# Problem:
The line holding "33, 31.5, 30]" is the last one to output; start at the first line of the data, keep every line in between exactly, and leave out pictures.

# Information shown:
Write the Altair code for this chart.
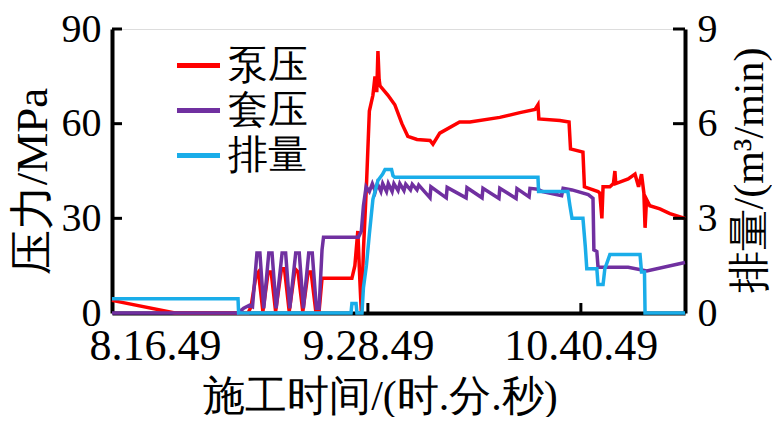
import altair as alt
import pandas as pd

series_names = ["泵压", "套压", "排量"]
series_colors = ["#FF0000", "#7030A0", "#1AADE9"]

# time in minutes relative to 8:16:49
pump_t = [-14.5, 6.8, 31.5, 32.5, 34.2, 35.0, 36.5, 38.3, 39.3, 40.8, 42.8, 43.8, 45.4, 47.4, 48.4, 50.0,
          51.8, 52.8, 54.4, 55.5, 56.5, 66.6, 67.6, 68.6, 69.3, 69.8, 70.5, 71.5, 72.5, 73.7, 74.4, 75.0,
          75.4, 75.8, 76.1, 78.8, 81.1, 83.5, 85.5, 88.6, 93.0, 94.0, 96.3, 103.0, 106.5, 116.6, 123.4,
          128.5, 129.5, 129.8, 136.9, 140.0, 140.5, 144.7, 145.2, 149.8, 150.4, 151.1, 151.5, 153.8,
          155.0, 155.5, 155.8, 160.0, 162.3, 163.5, 164.5, 165.3, 165.7, 166.2, 167.3, 170.7, 174.1, 179.2]
pump_v = [4, 0, 0, 2, 12, 13, 0.5, 13, 13, 0.5, 14, 14, 0.5, 14, 13, 0.5,
          13, 13, 0.5, 0.5, 11, 11, 15, 26, 10, 0, 20, 40, 64, 69, 75, 70,
          83, 74, 72, 69, 66, 60, 56, 55, 54.7, 53.5, 57, 60.5, 60.5, 62, 63.5,
          64.5, 66, 61.5, 61, 60.5, 52, 51, 40, 38.5, 38, 30, 40, 40,
          41, 45, 41, 42.5, 44, 40, 44, 38, 27, 36, 34, 33, 31.5, 30]

casing_t = [-14.5, 28.0, 30.0, 32.0, 33.0, 34.5, 35.5, 36.8, 38.5, 39.6, 41.0, 43.0, 44.2, 45.6, 47.6, 48.8,
            50.2, 52.0, 53.2, 54.6, 55.5, 56.5, 57.0, 68.8, 69.8, 70.5, 71.4, 72.5, 73.5, 74.5, 75.2, 76.4,
            77.0, 78.3, 78.9, 80.2, 80.8, 82.2, 82.8, 84.2, 84.8, 86.4, 87.0, 88.6, 89.2, 93.0, 93.3, 98.5,
            98.8, 105.2, 105.5, 110.6, 110.9, 116.3, 116.6, 122.1, 122.4, 126.5, 126.8, 129.5, 131.0, 137.5,
            138.0, 141.0, 146.5, 148.1, 148.4, 149.4, 149.8, 160.0, 166.3, 179.2]
casing_v = [0, 0, 1.5, 2.5, 2.0, 19, 19, 1.5, 19, 19, 1.5, 19, 19, 1.5, 19, 19,
            1.5, 19, 19, 1.5, 1.5, 20, 24, 24, 26, 34, 40, 38.5, 41, 38.5, 41, 38.5,
            41, 38.5, 41, 38.5, 41, 38.8, 41, 38.8, 40.8, 39, 40.8, 39, 40.5, 36.5, 40, 36.5,
            39.8, 36.5, 39.7, 36.5, 39.5, 36.3, 39.5, 36.3, 39.4, 36.8, 39.5, 39.2, 38.5, 37.2,
            39.5, 39, 37.5, 36.3, 20, 19.5, 14.5, 14.5, 13.3, 16]

rate_t = [-14.5, 28.1, 28.3, 66.3, 66.6, 68.0, 68.3, 70.0, 70.5, 71.5, 72.5, 73.7, 75.4, 77.0, 77.8, 80.0,
          80.5, 81.1, 129.5, 129.7, 139.6, 140.3, 141.0, 144.7, 145.5, 146.0, 149.4, 149.8, 151.5, 152.1,
          153.8, 164.0, 164.5, 165.5, 165.7, 179.2]
rate_v = [0.45, 0.45, 0, 0, 0.3, 0.3, 0, 0, 0.8, 1.5, 2.5, 3.6, 4.2, 4.4, 4.55, 4.55,
          4.35, 4.3, 4.3, 3.85, 3.85, 3.4, 3.0, 3.0, 2.1, 1.4, 1.4, 0.9, 0.9, 1.4,
          1.85, 1.85, 1.3, 1.3, 0, 0]

x_tick_values = [0, 72, 144]
x_tick_labels = ["8.16.49", "9.28.49", "10.40.49"]
x_tick_marks = [72, 144]
x_domain = [-14.5, 179.2]
left_ticks = [0, 30, 60, 90]
left_tick_marks = [30, 60, 90]
right_ticks = [0, 3, 6, 9]
right_tick_marks = [3, 6, 9]

SERIF = "Times New Roman, Liberation Serif, DejaVu Serif, serif"
W, H = 573, 284

df_pump = pd.DataFrame({"t": pump_t, "v": pump_v, "s": series_names[0]})
df_casing = pd.DataFrame({"t": casing_t, "v": casing_v, "s": series_names[1]})
df_rate = pd.DataFrame({"t": rate_t, "v": rate_v, "s": series_names[2]})

label_expr = "'" + x_tick_labels[-1] + "'"
for val, lab in reversed(list(zip(x_tick_values[:-1], x_tick_labels[:-1]))):
    label_expr = f"datum.value == {val} ? '{lab}' : " + label_expr

x_scale = alt.Scale(domain=x_domain, nice=False, zero=False)
x_axis = alt.Axis(values=x_tick_values, labelExpr=label_expr, title="施工时间/(时.分.秒)",
                  ticks=False, grid=False, domainWidth=4, domainColor="black",
                  labelFont=SERIF, labelFontSize=44, labelColor="black", labelPadding=11,
                  labelFlush=False, labelOverlap=False,
                  titleFont=SERIF, titleFontSize=42, titleFontWeight="normal", titleColor="black",
                  titleX=268, titleY=83, titleBaseline="middle", titleAlign="center")


def xenc(field):
    return alt.X(field, type="quantitative", scale=x_scale, axis=x_axis)


left_scale = alt.Scale(domain=[0, 90], nice=False, zero=True)
right_scale = alt.Scale(domain=[0, 9], nice=False, zero=True)

left_axis = alt.Axis(values=left_ticks, title="压力/MPa", orient="left", ticks=False, grid=False,
                     domainWidth=4, domainColor="black",
                     labelFont=SERIF, labelFontSize=40, labelColor="black", labelPadding=11,
                     labelFlush=False, labelOverlap=False,
                     titleFont=SERIF, titleFontSize=45, titleFontWeight="normal", titleColor="black",
                     titleAngle=270, titleX=-80, titleY=152, titleBaseline="middle", titleAlign="center")
right_axis = alt.Axis(values=right_ticks, title="排量/(m³/min)", orient="right", ticks=False, grid=False,
                      domainWidth=4, domainColor="black",
                      labelFont=SERIF, labelFontSize=40, labelColor="black", labelPadding=12,
                      labelFlush=False, labelOverlap=False,
                      titleFont=SERIF, titleFontSize=42, titleFontWeight="normal", titleColor="black",
                      titleAngle=270, titleX=64, titleY=141, titleBaseline="middle", titleAlign="center")

color = alt.Color("s:N", scale=alt.Scale(domain=series_names, range=series_colors),
                  legend=alt.Legend(orient="none", legendX=62, legendY=12, title=None,
                                    symbolType="stroke", symbolSize=1850, symbolStrokeWidth=5,
                                    labelFont=SERIF, labelFontSize=40, labelColor="black",
                                    labelOffset=5, rowPadding=-6, padding=0))

pump = alt.Chart(df_pump).mark_line(strokeWidth=3.5).encode(
    x=xenc("t"), y=alt.Y("v:Q", scale=left_scale, axis=left_axis), color=color)
casing = alt.Chart(df_casing).mark_line(strokeWidth=3.5).encode(
    x=xenc("t"), y=alt.Y("v:Q", scale=left_scale, axis=None), color=color)
rate = alt.Chart(df_rate).mark_line(strokeWidth=3.5).encode(
    x=xenc("t"), y=alt.Y("v:Q", scale=right_scale, axis=right_axis), color=color)

lt = alt.Chart(pd.DataFrame({"v": left_tick_marks})).mark_rule(color="black", strokeWidth=3).encode(
    y=alt.Y("v:Q", scale=left_scale, axis=None), x=alt.value(0), x2=alt.value(10))
rt = alt.Chart(pd.DataFrame({"v": right_tick_marks})).mark_rule(color="black", strokeWidth=3).encode(
    y=alt.Y("v:Q", scale=right_scale, axis=None), x=alt.value(W - 12), x2=alt.value(W))
xt = alt.Chart(pd.DataFrame({"t": x_tick_marks})).mark_rule(color="black", strokeWidth=3).encode(
    x=xenc("t"), y=alt.value(H - 10), y2=alt.value(H))

chart = alt.layer(pump, casing, rate, lt, rt, xt).resolve_scale(y="independent").properties(
    width=W, height=H,
    autosize=alt.AutoSizeParams(type="none"),
    padding={"left": 104, "top": 21, "right": 87, "bottom": 104},
).configure_view(strokeWidth=0).configure(background="white")

chart.save("out.html", embed_options={"renderer": "svg", "actions": False})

# Exercise output:
Write the Altair code for this chart.
import altair as alt
import pandas as pd

series_names = ["泵压", "套压", "排量"]
series_colors = ["#FF0000", "#7030A0", "#1AADE9"]

# time in minutes relative to 8:16:49
pump_t = [-14.5, 6.8, 31.5, 32.5, 34.2, 35.0, 36.5, 38.3, 39.3, 40.8, 42.8, 43.8, 45.4, 47.4, 48.4, 50.0,
          51.8, 52.8, 54.4, 55.5, 56.5, 66.6, 67.6, 68.6, 69.3, 69.8, 70.5, 71.5, 72.5, 73.7, 74.4, 75.0,
          75.4, 75.8, 76.1, 78.8, 81.1, 83.5, 85.5, 88.6, 93.0, 94.0, 96.3, 103.0, 106.5, 116.6, 123.4,
          128.5, 129.5, 129.8, 136.9, 140.0, 140.5, 144.7, 145.2, 149.8, 150.4, 151.1, 151.5, 153.8,
          155.0, 155.5, 155.8, 160.0, 162.3, 163.5, 164.5, 165.3, 165.7, 166.2, 167.3, 170.7, 174.1, 179.2]
pump_v = [4, 0, 0, 2, 12, 13, 0.5, 13, 13, 0.5, 14, 14, 0.5, 14, 13, 0.5,
          13, 13, 0.5, 0.5, 11, 11, 15, 26, 10, 0, 20, 40, 64, 69, 75, 70,
          83, 74, 72, 69, 66, 60, 56, 55, 54.7, 53.5, 57, 60.5, 60.5, 62, 63.5,
          64.5, 66, 61.5, 61, 60.5, 52, 51, 40, 38.5, 38, 30, 40, 40,
          41, 45, 41, 42.5, 44, 40, 44, 38, 27, 36, 34, 33, 31.5, 30]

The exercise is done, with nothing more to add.